Алексей исповедовался отцу: "После твоей болезни, приехав из Англии, Семен Нарышкин ко мне в дом, а с ним Павел Ягужинский или Алексей Макаров, не упомню[23], кто из них двух один, а кто подлинно, сказать не упомню, и разговаривая о наследствах тамошних, и Семен стал говорить: "У Прусского-де короля дядья отставлены, а племянник на престоле, для того, что большого брата сын". И на меня глядя, молвил: "Видь-де мимо тебя брату отдал престол отец дурно". И я ему молвил: "У нас он волен, что хочет, то и делает; у нас не их нравы". И он сказал: "Это-де неведомо, что будет; будет так сделается, во всем-де свете сего не водится"".
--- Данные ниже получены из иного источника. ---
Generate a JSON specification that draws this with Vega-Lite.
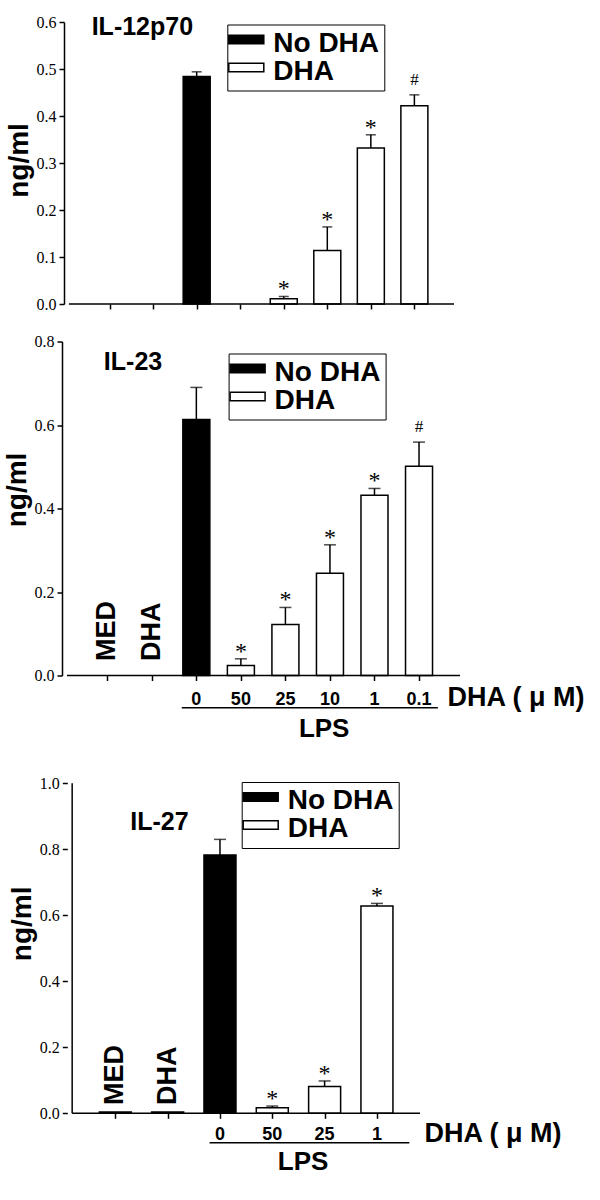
{
  "$schema": "https://vega.github.io/schema/vega-lite/v6.json",
  "background": "white",
  "padding": {"left": 3, "top": 14, "right": 5, "bottom": 5},
  "datasets": {
    "il12": [
      {"idx": 3, "cond": "0", "treatment": "No DHA", "value": 0.484, "err": 0.494, "sig": ""},
      {"idx": 5, "cond": "25", "treatment": "DHA", "value": 0.011, "err": 0.016, "sig": "*"},
      {"idx": 6, "cond": "10", "treatment": "DHA", "value": 0.114, "err": 0.164, "sig": "*"},
      {"idx": 7, "cond": "1", "treatment": "DHA", "value": 0.332, "err": 0.360, "sig": "*"},
      {"idx": 8, "cond": "0.1", "treatment": "DHA", "value": 0.422, "err": 0.445, "sig": "#"}
    ],
    "il23": [
      {"idx": 1, "cond": "MED", "treatment": "DHA", "value": null, "err": null, "sig": ""},
      {"idx": 2, "cond": "DHA", "treatment": "DHA", "value": null, "err": null, "sig": ""},
      {"idx": 3, "cond": "0", "treatment": "No DHA", "value": 0.613, "err": 0.690, "sig": ""},
      {"idx": 4, "cond": "50", "treatment": "DHA", "value": 0.024, "err": 0.040, "sig": "*"},
      {"idx": 5, "cond": "25", "treatment": "DHA", "value": 0.122, "err": 0.163, "sig": "*"},
      {"idx": 6, "cond": "10", "treatment": "DHA", "value": 0.245, "err": 0.313, "sig": "*"},
      {"idx": 7, "cond": "1", "treatment": "DHA", "value": 0.432, "err": 0.448, "sig": "*"},
      {"idx": 8, "cond": "0.1", "treatment": "DHA", "value": 0.501, "err": 0.559, "sig": "#"}
    ],
    "il27": [
      {"idx": 1, "cond": "MED", "treatment": "DHA", "value": 0.004, "err": null, "sig": ""},
      {"idx": 2, "cond": "DHA", "treatment": "DHA", "value": 0.004, "err": null, "sig": ""},
      {"idx": 3, "cond": "0", "treatment": "No DHA", "value": 0.783, "err": 0.830, "sig": ""},
      {"idx": 4, "cond": "50", "treatment": "DHA", "value": 0.017, "err": 0.022, "sig": "*"},
      {"idx": 5, "cond": "25", "treatment": "DHA", "value": 0.081, "err": 0.098, "sig": "*"},
      {"idx": 6, "cond": "1", "treatment": "DHA", "value": 0.628, "err": 0.636, "sig": "*"}
    ]
  },
  "spacing": 37.5,
  "bounds": "flush",
  "resolve": {"scale": {"fill": "independent", "x": "independent", "y": "independent"}, "legend": {"fill": "independent"}},
  "vconcat": [
    {
      "width": 397,
      "height": 282,
      "data": {"name": "il12"},
      "layer": [
        {
          "mark": {"type": "bar", "width": 27, "stroke": "black", "strokeWidth": 1.5},
          "encoding": {
            "x": {"field": "idx", "type": "quantitative", "scale": {"domain": [0.0215, 8.91], "nice": false, "zero": false},
                  "axis": {"values": [1, 2, 3, 4, 5, 6, 7, 8], "labels": false, "domain": false, "title": null}},
            "y": {"field": "value", "type": "quantitative", "scale": {"domain": [0, 0.6], "nice": false},
                  "axis": {"values": [0, 0.1, 0.2, 0.3, 0.4, 0.5, 0.6], "format": ".1f", "offset": -2, "title": "ng/ml", "titleY": 138}},
            "fill": {"field": "treatment", "type": "nominal", "scale": {"domain": ["No DHA", "DHA"], "range": ["black", "white"]},
                     "legend": {"title": null, "orient": "none", "legendX": 165.3, "legendY": 2.5}}
          }
        },
        {
          "mark": {"type": "rule", "color": "black", "strokeWidth": 1.5},
          "encoding": {"x": {"field": "idx", "type": "quantitative"}, "y": {"field": "value", "type": "quantitative"}, "y2": {"field": "err"}}
        },
        {
          "mark": {"type": "tick", "orient": "horizontal", "size": 10, "thickness": 1.5, "color": "black"},
          "encoding": {"x": {"field": "idx", "type": "quantitative"}, "y": {"field": "err", "type": "quantitative"}}
        },
        {
          "transform": [{"filter": "datum.sig === '*'"}],
          "mark": {"type": "text", "font": "Liberation Serif", "fontSize": 24, "baseline": "alphabetic", "align": "center"},
          "encoding": {"x": {"field": "idx", "type": "quantitative"}, "y": {"field": "err", "type": "quantitative"}, "text": {"field": "sig"}}
        },
        {
          "transform": [{"filter": "datum.sig === '#'"}],
          "mark": {"type": "text", "font": "Liberation Serif", "fontSize": 17, "baseline": "alphabetic", "align": "center", "dy": -10},
          "encoding": {"x": {"field": "idx", "type": "quantitative"}, "y": {"field": "err", "type": "quantitative"}, "text": {"field": "sig"}}
        },
        {
          "data": {"values": [{}]},
          "mark": {"type": "rule", "color": "black", "strokeWidth": 1.5},
          "encoding": {"x": {"datum": 0.066}, "x2": {"datum": 8.91}, "y": {"datum": 0}}
        },
        {
          "data": {"values": [{}]},
          "mark": {"type": "text", "text": "IL-12p70", "align": "left", "baseline": "alphabetic", "fontSize": 25, "fontWeight": "bold", "font": "Liberation Sans"},
          "encoding": {"x": {"datum": 0.588}, "y": {"datum": 0.5723}}
        }
      ]
    },
    {
      "width": 403,
      "height": 334,
      "data": {"name": "il23"},
      "layer": [
        {
          "mark": {"type": "bar", "width": 27, "stroke": "black", "strokeWidth": 1.5},
          "encoding": {
            "x": {"field": "idx", "type": "quantitative", "scale": {"domain": [0.0957, 8.92], "nice": false, "zero": false},
                  "axis": {"values": [1, 2, 3, 4, 5, 6, 7, 8], "labels": false, "domain": false, "title": "DHA ( μ M)", "titleX": 385, "titleY": 22}},
            "y": {"field": "value", "type": "quantitative", "scale": {"domain": [0, 0.8], "nice": false},
                  "axis": {"values": [0, 0.2, 0.4, 0.6, 0.8], "format": ".1f", "title": "ng/ml", "titleY": 148}},
            "fill": {"field": "treatment", "type": "nominal", "scale": {"domain": ["No DHA", "DHA"], "range": ["black", "white"]},
                     "legend": {"title": null, "orient": "none", "legendX": 166.6, "legendY": 12}}
          }
        },
        {
          "mark": {"type": "rule", "color": "black", "strokeWidth": 1.5},
          "encoding": {"x": {"field": "idx", "type": "quantitative"}, "y": {"field": "value", "type": "quantitative"}, "y2": {"field": "err"}}
        },
        {
          "mark": {"type": "tick", "orient": "horizontal", "size": 12, "thickness": 1.5, "color": "black"},
          "encoding": {"x": {"field": "idx", "type": "quantitative"}, "y": {"field": "err", "type": "quantitative"}}
        },
        {
          "transform": [{"filter": "datum.sig === '*'"}],
          "mark": {"type": "text", "font": "Liberation Serif", "fontSize": 24, "baseline": "alphabetic", "align": "center"},
          "encoding": {"x": {"field": "idx", "type": "quantitative"}, "y": {"field": "err", "type": "quantitative"}, "text": {"field": "sig"}}
        },
        {
          "transform": [{"filter": "datum.sig === '#'"}],
          "mark": {"type": "text", "font": "Liberation Serif", "fontSize": 17, "baseline": "alphabetic", "align": "center", "dy": -10},
          "encoding": {"x": {"field": "idx", "type": "quantitative"}, "y": {"field": "err", "type": "quantitative"}, "text": {"field": "sig"}}
        },
        {
          "transform": [{"filter": "datum.idx >= 3"}],
          "mark": {"type": "text", "font": "Liberation Sans", "fontWeight": "bold", "fontSize": 18, "baseline": "middle", "align": "center", "dy": 24.5},
          "encoding": {"x": {"field": "idx", "type": "quantitative"}, "y": {"datum": 0}, "text": {"field": "cond"}}
        },
        {
          "transform": [{"filter": "datum.idx <= 2"}],
          "mark": {"type": "text", "font": "Liberation Sans", "fontWeight": "bold", "fontSize": 27, "angle": 270, "baseline": "middle", "align": "left"},
          "encoding": {"x": {"field": "idx", "type": "quantitative"}, "y": {"datum": 0.0347}, "text": {"field": "cond"}}
        },
        {
          "data": {"values": [{}]},
          "mark": {"type": "rule", "color": "black", "strokeWidth": 1.5},
          "encoding": {"x": {"datum": 0.0957}, "x2": {"datum": 8.92}, "y": {"datum": 0}}
        },
        {
          "data": {"values": [{}]},
          "mark": {"type": "rule", "color": "black", "strokeWidth": 1.5},
          "encoding": {"x": {"datum": 2.673}, "x2": {"datum": 8.423}, "y": {"datum": -0.0771}}
        },
        {
          "data": {"values": [{}]},
          "mark": {"type": "text", "text": "LPS", "align": "center", "baseline": "middle", "fontSize": 26, "fontWeight": "bold", "font": "Liberation Sans"},
          "encoding": {"x": {"datum": 5.87}, "y": {"datum": -0.1281}}
        },
        {
          "data": {"values": [{}]},
          "mark": {"type": "text", "text": "IL-23", "align": "left", "baseline": "alphabetic", "fontSize": 25, "fontWeight": "bold", "font": "Liberation Sans"},
          "encoding": {"x": {"datum": 0.923}, "y": {"datum": 0.7317}}
        }
      ]
    },
    {
      "width": 363,
      "height": 400.3,
      "data": {"name": "il27"},
      "layer": [
        {
          "mark": {"type": "bar", "width": 32, "stroke": "black", "strokeWidth": 1.5},
          "encoding": {
            "x": {"field": "idx", "type": "quantitative", "scale": {"domain": [0.0762, 6.823], "nice": false, "zero": false},
                  "axis": {"values": [1, 2, 3, 4, 5, 6], "labels": false, "domain": false, "title": "DHA ( μ M)", "titleX": 362, "titleY": 20}},
            "y": {"field": "value", "type": "quantitative", "scale": {"domain": [0, 1.213], "nice": false},
                  "axis": {"values": [0, 0.2, 0.4, 0.6, 0.8, 1.0], "format": ".1f", "offset": -5.3, "domain": false, "title": "ng/ml", "titleY": 210.3}},
            "fill": {"field": "treatment", "type": "nominal", "scale": {"domain": ["No DHA", "DHA"], "range": ["black", "white"]},
                     "legend": {"title": null, "orient": "none", "legendX": 179.7, "legendY": 69}}
          }
        },
        {
          "mark": {"type": "rule", "color": "black", "strokeWidth": 1.5},
          "encoding": {"x": {"field": "idx", "type": "quantitative"}, "y": {"field": "value", "type": "quantitative"}, "y2": {"field": "err"}}
        },
        {
          "mark": {"type": "tick", "orient": "horizontal", "size": 12, "thickness": 1.5, "color": "black"},
          "encoding": {"x": {"field": "idx", "type": "quantitative"}, "y": {"field": "err", "type": "quantitative"}}
        },
        {
          "transform": [{"filter": "datum.sig === '*'"}],
          "mark": {"type": "text", "font": "Liberation Serif", "fontSize": 24, "baseline": "alphabetic", "align": "center"},
          "encoding": {"x": {"field": "idx", "type": "quantitative"}, "y": {"field": "err", "type": "quantitative"}, "text": {"field": "sig"}}
        },
        {
          "transform": [{"filter": "datum.idx >= 3"}],
          "mark": {"type": "text", "font": "Liberation Sans", "fontWeight": "bold", "fontSize": 18, "baseline": "middle", "align": "center", "dy": 21.7},
          "encoding": {"x": {"field": "idx", "type": "quantitative"}, "y": {"datum": 0}, "text": {"field": "cond"}}
        },
        {
          "transform": [{"filter": "datum.idx <= 2"}],
          "mark": {"type": "text", "font": "Liberation Sans", "fontWeight": "bold", "fontSize": 27, "angle": 270, "baseline": "middle", "align": "left"},
          "encoding": {"x": {"field": "idx", "type": "quantitative"}, "y": {"datum": 0.025}, "text": {"field": "cond"}}
        },
        {
          "data": {"values": [{}]},
          "mark": {"type": "rule", "color": "black", "strokeWidth": 1.5},
          "encoding": {"x": {"datum": 0.175}, "x2": {"datum": 6.823}, "y": {"datum": 0}}
        },
        {
          "data": {"values": [{}]},
          "mark": {"type": "rule", "color": "black", "strokeWidth": 1.5},
          "encoding": {"x": {"datum": 0.175}, "y": {"datum": 0}, "y2": {"datum": 1.0}}
        },
        {
          "data": {"values": [{}]},
          "mark": {"type": "rule", "color": "black", "strokeWidth": 1.5},
          "encoding": {"x": {"datum": 2.801}, "x2": {"datum": 6.619}, "y": {"datum": -0.0891}}
        },
        {
          "data": {"values": [{}]},
          "mark": {"type": "text", "text": "LPS", "align": "center", "baseline": "middle", "fontSize": 26, "fontWeight": "bold", "font": "Liberation Sans"},
          "encoding": {"x": {"datum": 4.589}, "y": {"datum": -0.1467}}
        },
        {
          "data": {"values": [{}]},
          "mark": {"type": "text", "text": "IL-27", "align": "left", "baseline": "alphabetic", "fontSize": 25, "fontWeight": "bold", "font": "Liberation Sans"},
          "encoding": {"x": {"datum": 1.284}, "y": {"datum": 0.8585}}
        }
      ]
    }
  ],
  "config": {
    "view": {"stroke": null},
    "font": "Liberation Sans",
    "axis": {"domainColor": "black", "tickColor": "black", "labelColor": "black", "titleColor": "black", "grid": false, "domainWidth": 1.5, "tickWidth": 1.5, "tickSize": 5},
    "axisY": {"labelFont": "Liberation Serif", "labelFontSize": 16, "labelPadding": 3, "titleFont": "Liberation Sans", "titleFontSize": 28, "titleFontWeight": "bold", "titlePadding": 3},
    "axisX": {"titleFont": "Liberation Sans", "titleFontSize": 27, "titleFontWeight": "bold", "titleAlign": "left", "titleBaseline": "middle"},
    "legend": {"strokeColor": "black", "padding": 5, "symbolType": "M-3.5,-1.64H3.5V0.04H-3.5Z", "symbolSize": 100, "symbolStrokeColor": "black", "symbolStrokeWidth": 1.5, "labelFont": "Liberation Sans", "labelFontWeight": "bold", "labelFontSize": 28, "labelColor": "black", "labelOffset": 13, "rowPadding": 0},
    "text": {"color": "black"}
  }
}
Зерно этого многозначительного разговора — фраза чрезвычайной значимости: "У нас он волен, что хочет, то и делает; у нас не их нравы". Речь идет не о дурном характере Петра, но о форме правления. О самодержавии. Частный случай — нарушение порядка престолонаследования — естественно трактовался как порок самодержавной системы.
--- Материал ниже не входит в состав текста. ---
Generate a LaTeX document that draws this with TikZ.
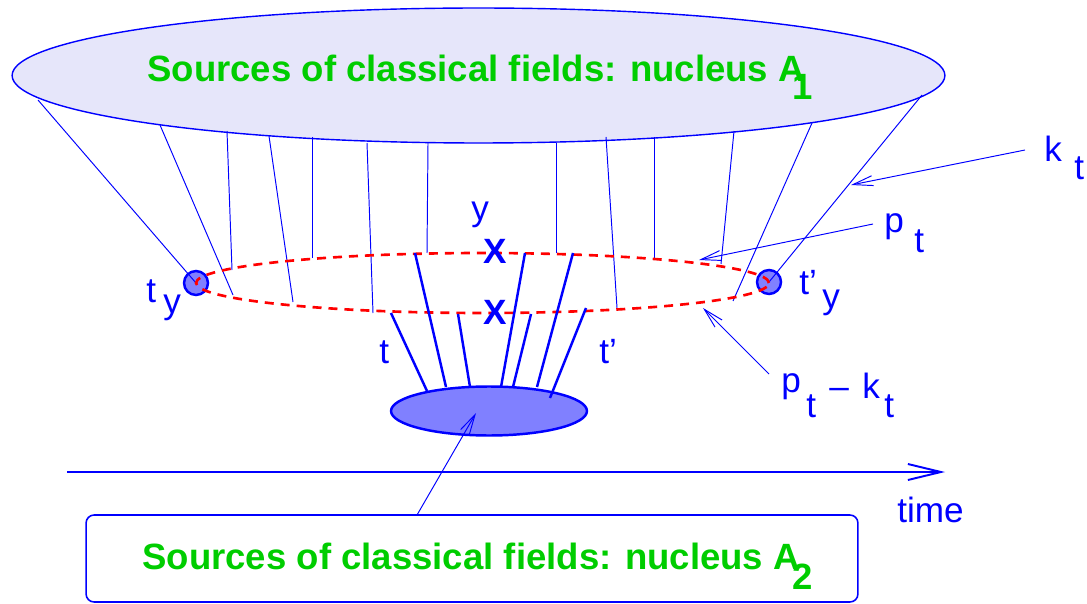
\documentclass[tikz,border=0pt]{standalone}
\usepackage{fontspec}
\setmainfont{Liberation Sans}
\usetikzlibrary{arrows.meta,shapes.geometric}
\definecolor{fblue}{RGB}{0,0,255}
\definecolor{fgreen}{RGB}{0,205,0}
\definecolor{lav}{RGB}{230,230,250}
\definecolor{mblue}{RGB}{128,128,255}
\definecolor{fred}{RGB}{255,0,0}
\begin{document}
\begin{tikzpicture}[x=0.02cm,y=-0.02cm,
  thinl/.style={draw=fblue, line width=0.55pt},
  thickl/.style={draw=fblue, line width=1.4pt},
  lbl/.style={text=fblue, font=\fontsize{20}{24}\selectfont, inner sep=0pt, anchor=base west},
  ttl/.style={text=fgreen, font=\fontsize{20.8}{24}\selectfont\bfseries, inner sep=0pt, anchor=base west},
  xmark/.style={text=fblue, font=\fontsize{20}{24}\selectfont\bfseries, inner sep=0pt},
  barb/.style={thinl, -{Straight Barb[length=0.4cm,width=0.2cm]}},
  redloop/.style={draw=fred, line width=1.5pt, dash pattern=on 0.18cm off 0.14cm},
  src/.style={ellipse, draw=fblue, inner sep=0pt},
  vert/.style={circle, draw=fblue, fill=mblue, line width=1.4pt, minimum size=0.48cm, inner sep=0pt},
]
\useasboundingbox (0,0) rectangle (1087,604);

% top source
\node[src, fill=lav, line width=0.8pt, minimum width=18.66cm, minimum height=2.7cm] (A1) at (478.5,75.5) {};
\node[ttl] (T1) at (147,82) {Sources of classical fields: nucleus A};
\node[ttl] (S1) at (792,100) {1};

% vertices
\node[vert] (L) at (196,283) {};
\node[vert] (R) at (769,282) {};

% thin lines from the top source
\foreach \a/\b/\c/\d [count=\i] in {38/100/196/283, 160/125/233/295, 227/131/232/270, 269/136/293/302,
  312/137/312/258, 367/143/373/313, 428/143/427/253, 556/143/556/253, 606/137/617/308,
  654/137/654/259, 734/131/721/264, 812/123/733/301, 922/95/769/282}{
  \coordinate (u\i) at (\a,\b);
  \coordinate (v\i) at (\c,\d);
  \draw[thinl] (u\i) -- (v\i);
}

% red dashed loop
\coordinate (loopc) at (482.5,283);
\draw[redloop] (loopc) ellipse [x radius=5.73cm, y radius=0.6cm];

% bottom source
\node[src, fill=mblue, line width=1.4pt, minimum width=3.92cm, minimum height=0.98cm] (A2) at (489,411) {};

% thick lines to the bottom source
\foreach \a/\b/\c/\d [count=\i] in {391/313/427/391, 415/253/446/387, 458/314/470/387,
  525/253/501/387, 531/314/513/387, 573/253/537/387, 586/308/550/398}{
  \coordinate (p\i) at (\a,\b);
  \coordinate (q\i) at (\c,\d);
  \draw[thickl] (p\i) -- (q\i);
}

% X marks and labels
\node[xmark] (X1) at (495,251) {X};
\node[xmark] (X2) at (495,312) {X};
\node[lbl] (ly) at (471,221) {y};
\node[lbl] (lt1) at (146,302) {t};
\node[lbl] (lt2) at (163,313) {y};
\node[lbl] (rt1) at (799,295) {t’};
\node[lbl] (rt2) at (822,308) {y};
\node[lbl] (bt) at (379,363) {t};
\node[lbl] (bt2) at (599,363) {t’};

\node[lbl] (k) at (1044,162) {k};
\node[lbl] (kt) at (1074,180) {t};
\node[lbl] (p) at (884,233) {p};
\node[lbl] (pt) at (914,253) {t};
\node[lbl] (pk1) at (781,392) {p};
\node[lbl] (pk2) at (806,417) {t};
\node[lbl] (pk3) at (829,398) {–};
\node[lbl] (pk4) at (862,398) {k};
\node[lbl] (pk5) at (884,417) {t};
\node[lbl] (time) at (897,522) {time};

% pointer arrows
\coordinate (ka) at (1025,150); \coordinate (kb) at (851,185);
\coordinate (pa) at (873,224);  \coordinate (pb) at (699,260);
\coordinate (ma) at (769,374);  \coordinate (mb) at (703,308);
\draw[barb] (ka) -- (kb);
\draw[barb] (pa) -- (pb);
\draw[barb] (ma) -- (mb);

% time axis
\coordinate (t0) at (67,472); \coordinate (t1) at (945,472);
\draw[draw=fblue, line width=1.1pt, -{Straight Barb[length=0.66cm,width=0.32cm]}] (t0) -- (t1);

% bottom box
\node[draw=fblue, line width=0.9pt, rounded corners=0.16cm, minimum width=15.44cm, minimum height=1.74cm, inner sep=0pt] (box) at (472,558.5) {};
\node[ttl] (T2) at (142,569) {Sources of classical fields: nucleus A};
\node[ttl] (S2) at (792,589) {2};
\coordinate (ba) at (417,515); \coordinate (bb) at (476,413);
\draw[barb] (ba) -- (bb);
\end{tikzpicture}
\end{document}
Этот мотив — осуждение самодержавия как института — возникает в течение следствия не единожды. Так, 12 мая от царевича потребовали подтвердить такое на него показание: "Царевич говаривал: два-де человека на свете как Боги: папа Римский да царь Московский; как хотят, так делают". Царевич подтвердил. В этой связи весьма многозначительны имена двоих собеседников — Ягужинский или Макаров.
Павел Ягужинский — генерал-прокурор Сената, "новый человек" из простолюдинов, всем обязанный Петру, один из ближайших к нему в последние годы людей.
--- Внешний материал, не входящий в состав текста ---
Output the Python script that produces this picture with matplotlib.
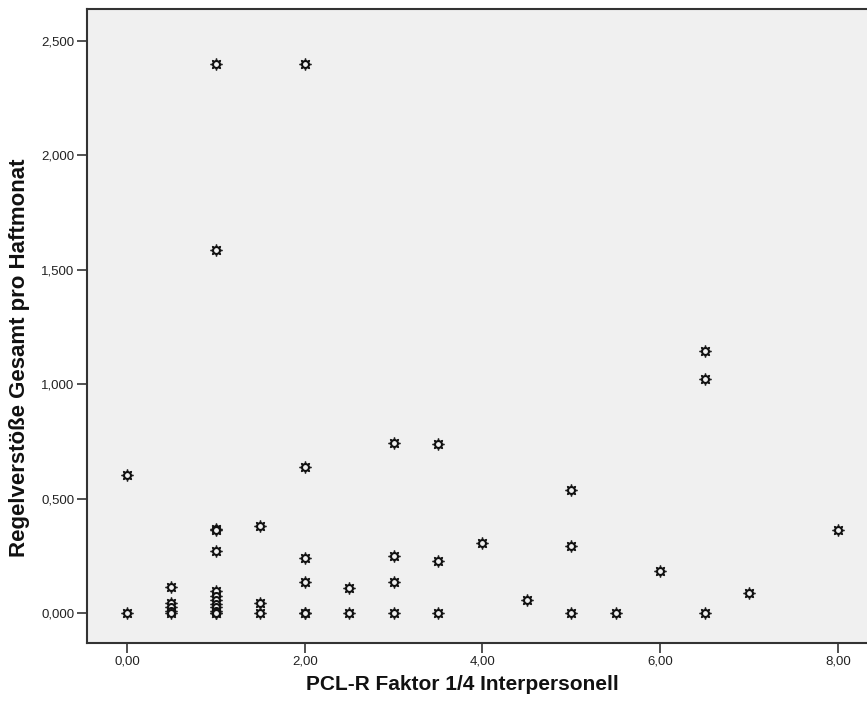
import matplotlib
matplotlib.use("Agg")
import matplotlib.pyplot as plt
from matplotlib.ticker import FuncFormatter, FixedLocator

plt.rcParams['font.family'] = ['Liberation Sans', 'DejaVu Sans']

# PCL-R factor (x) and rule violations per month (y)
pcl_faktor = [0.0, 0.0,
              0.5, 0.5, 0.5, 0.5, 0.5,
              1.0, 1.0, 1.0, 1.0, 1.0, 1.0, 1.0, 1.0, 1.0, 1.0, 1.0, 1.0, 1.0,
              1.5, 1.5, 1.5,
              2.0, 2.0, 2.0, 2.0, 2.0, 2.0,
              2.5, 2.5,
              3.0, 3.0, 3.0, 3.0,
              3.5, 3.5, 3.5,
              4.0, 4.5,
              5.0, 5.0, 5.0,
              5.5, 6.0,
              6.5, 6.5, 6.5,
              7.0, 8.0]
regelverstoesse = [0.602, 0.0,
                   0.113, 0.042, 0.025, 0.01, 0.0,
                   2.40, 1.587, 0.368, 0.365, 0.27, 0.095, 0.075, 0.058, 0.04, 0.025, 0.01, 0.0, 0.0,
                   0.38, 0.045, 0.0,
                   2.40, 0.638, 0.242, 0.136, 0.0, 0.0,
                   0.109, 0.0,
                   0.742, 0.249, 0.134, 0.0,
                   0.740, 0.227, 0.0,
                   0.307, 0.055,
                   0.539, 0.294, 0.0,
                   0.0, 0.185,
                   1.144, 1.024, 0.0,
                   0.086, 0.364]

x_ticks = [0, 2, 4, 6, 8]
y_ticks = [0.0, 0.5, 1.0, 1.5, 2.0, 2.5]
x_label = "PCL-R Faktor 1/4 Interpersonell"
y_label = "Regelverstöße Gesamt pro Haftmonat"

W, H = 867, 710
fig = plt.figure(figsize=(W/100, H/100), dpi=100)
left, right, top, bottom = 87, 869, 9, 643
ax = fig.add_axes([left/W, 1-bottom/H, (right-left)/W, (bottom-top)/H])
ax.set_facecolor('#F0F0F0')

ax.plot(pcl_faktor, regelverstoesse, linestyle='none', marker=(8, 2, 0),
        markersize=8.5, markeredgewidth=1.0, color='#222222')
ax.plot(pcl_faktor, regelverstoesse, linestyle='none', marker='o',
        markersize=5, markerfacecolor='#F0F0F0', markeredgecolor='#111111',
        markeredgewidth=1.5)

ax.set_xlim(-0.451, 8.35)
ax.set_ylim(-0.131, 2.640)
ax.xaxis.set_major_locator(FixedLocator(x_ticks))
ax.yaxis.set_major_locator(FixedLocator(y_ticks))
ax.xaxis.set_major_formatter(FuncFormatter(lambda v, p: f"{v:.2f}".replace('.', ',')))
ax.yaxis.set_major_formatter(FuncFormatter(lambda v, p: f"{v:.3f}".replace('.', ',')))
ax.tick_params(direction='out', length=7, width=1.2, color='#333333',
               labelsize=9.5, labelcolor='#222222', pad=2)
for s in ax.spines.values():
    s.set_color('#333333')
    s.set_linewidth(1.5)

fig.text(0.5 * (87 + 838) / W, 1 - 685 / H, x_label, fontsize=15, fontweight='bold',
         color='#111111', ha='center', va='center')
fig.text(20 / W, 1 - 358 / H, y_label, fontsize=16, fontweight='bold',
         color='#111111', ha='center', va='center', rotation=90)

fig.savefig('out.png', dpi=100)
Алексей Макаров — кабинет-секретарь Петра, его правая рука.
Кто бы из них ни участвовал в этом криминальном заговоре — суть дела не меняется. Идея несправедливости самодержавия жила уже в головах ближайших к царю лиц.
Можно было бы усомниться в правдивости показания Алексея, если бы мы не знали дальнейшего. В 1730 году, когда появилась возможность форму правления изменить, упразднив или ограничив самодержавие, оба — и Ягужинский, и Макаров — проявили себя вполне определенно. Как уже говорилось, в решающие часы Ягужинский высказался без обиняков: "Долго ли нам терпеть, что нам головы секут; теперь время, чтоб самодержавию не быть!"
Макаров в те же дни принял участие в составлении конституционных проектов.
Сетования благополучного Ягужинского, взлетевшего именно при самодержавии — и благодаря ему! — на самые верхи власти, — свидетельство кризиса системы. Самодержавный произвол, полная личная незащищенность пугали его не меньше, чем проштрафившегося и пострадавшего еще до "дела Алексея" Кикина.
Но еще более красноречиво реагировал на это мучительное чувство личной незащищенности, на тягостное ощущение неправильности хода жизни другой счастливец и удачник — князь Василий Владимирович Долгорукий.
В первый день следствия, еще не испытывая никакого давления, отвечая на вопросные пункты от 4 февраля, Алексей неожиданно в самом конце ответов сообщил нечто, о чем его вовсе не спрашивали: "Будучи при Штети-не, князь Василий Долгорукий, едучи верхом, со мною говорил: "Кабы-де на Государев жестокий нрав да не царица, нам бы-де жить нельзя: я бы-де в Штетине первый изменил"".
Чрезвычайно важно, что это показание идет сразу — хотя и без видимой связи — после пересказа крамольного разговора с Нарышкиным, Ягужинским или Макаровым. В голове Алексея и заявление Долгорукого, и сетования остальных складываются в единое явление: тяжкое недовольство "больших персон" своим положением и положением в стране. Придумать фразу Долгорукого Алексей не мог в силу ее парадоксальности — Долгорукий говорит как о единственной защите от самодурства Петра о мачехе царевича. Говорит это Алексею, зная о его отношении к мачехе. Гордый своей родовитостью Рюрикович вынужденно признает над собой покровительство пасторской служанки, простолюдинки, которую наверняка втайне презирал.
Ситуация, если вдуматься, потрясающая — один из столпов армии и режима вообще, человек, которому царь доверяет безоговорочно, декларирует свою готовность к измене! Каково же должно быть его душевное состояние и степень его недовольства!
Этот разговор происходил в 1713 году. И уже тогда генерал ведет его с наследником как с политическим единомышленником. И пусть это заявление — только вспышка и лавры князя Курбского князя Долгорукого не прельщали, но оно свидетельствует о драматичности процессов, происходивших в петровском окружении.